RAW DATA
** start **
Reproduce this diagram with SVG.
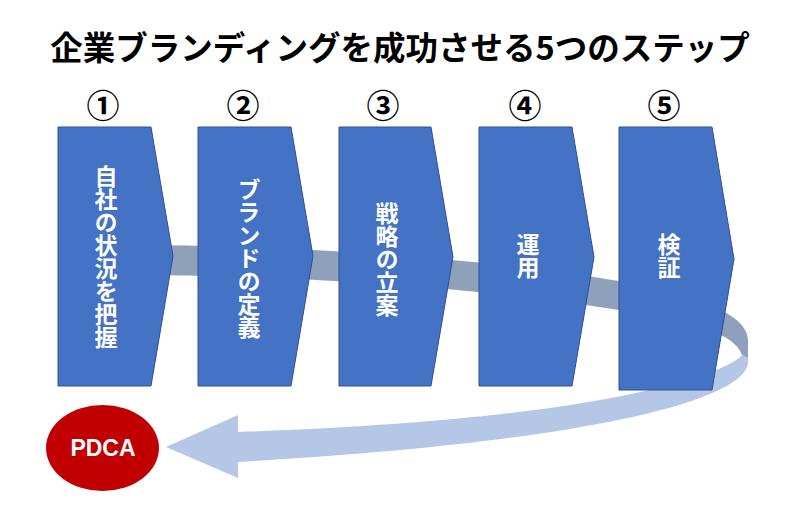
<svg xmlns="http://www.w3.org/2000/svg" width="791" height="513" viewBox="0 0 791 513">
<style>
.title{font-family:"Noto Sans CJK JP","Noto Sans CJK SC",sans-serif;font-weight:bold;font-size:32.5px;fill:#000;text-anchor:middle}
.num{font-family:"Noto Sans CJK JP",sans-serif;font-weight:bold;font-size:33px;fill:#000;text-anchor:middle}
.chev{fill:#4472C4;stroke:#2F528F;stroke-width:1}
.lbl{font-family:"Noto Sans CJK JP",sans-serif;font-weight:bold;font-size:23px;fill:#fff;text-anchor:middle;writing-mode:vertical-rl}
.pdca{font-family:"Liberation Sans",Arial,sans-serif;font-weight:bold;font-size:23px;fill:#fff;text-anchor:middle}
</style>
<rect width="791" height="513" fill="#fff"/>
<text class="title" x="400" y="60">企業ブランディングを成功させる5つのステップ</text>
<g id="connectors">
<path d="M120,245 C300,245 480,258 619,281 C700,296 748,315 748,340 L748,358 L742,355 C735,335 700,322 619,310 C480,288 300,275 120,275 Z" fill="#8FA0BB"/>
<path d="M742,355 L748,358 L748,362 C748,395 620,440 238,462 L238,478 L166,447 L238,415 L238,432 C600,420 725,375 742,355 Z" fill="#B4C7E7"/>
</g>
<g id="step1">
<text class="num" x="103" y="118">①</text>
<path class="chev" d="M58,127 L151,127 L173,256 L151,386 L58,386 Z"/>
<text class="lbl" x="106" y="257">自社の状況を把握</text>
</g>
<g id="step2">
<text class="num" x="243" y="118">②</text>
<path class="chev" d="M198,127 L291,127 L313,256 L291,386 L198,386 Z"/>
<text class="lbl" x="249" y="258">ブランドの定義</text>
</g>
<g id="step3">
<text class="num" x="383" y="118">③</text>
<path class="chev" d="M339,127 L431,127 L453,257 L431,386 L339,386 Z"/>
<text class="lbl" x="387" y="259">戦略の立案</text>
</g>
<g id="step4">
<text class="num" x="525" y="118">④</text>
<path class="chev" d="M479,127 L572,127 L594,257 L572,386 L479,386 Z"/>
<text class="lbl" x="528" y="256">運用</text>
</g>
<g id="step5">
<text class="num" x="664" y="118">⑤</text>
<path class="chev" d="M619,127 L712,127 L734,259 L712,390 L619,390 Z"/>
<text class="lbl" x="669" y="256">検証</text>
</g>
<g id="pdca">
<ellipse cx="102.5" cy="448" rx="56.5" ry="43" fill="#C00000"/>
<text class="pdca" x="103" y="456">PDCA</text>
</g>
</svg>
** end **
** start **
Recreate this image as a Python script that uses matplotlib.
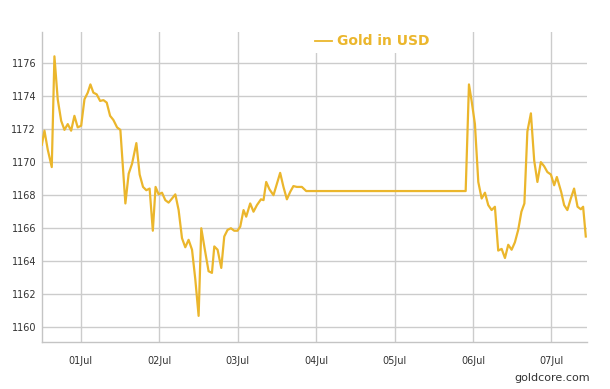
** end **
WRITTEN EXERCISE
Read the lines above. Gather those in which the string "this" is found.

TASK ANSWER
Reproduce this diagram with SVG.
Recreate this image as a Python script that uses matplotlib.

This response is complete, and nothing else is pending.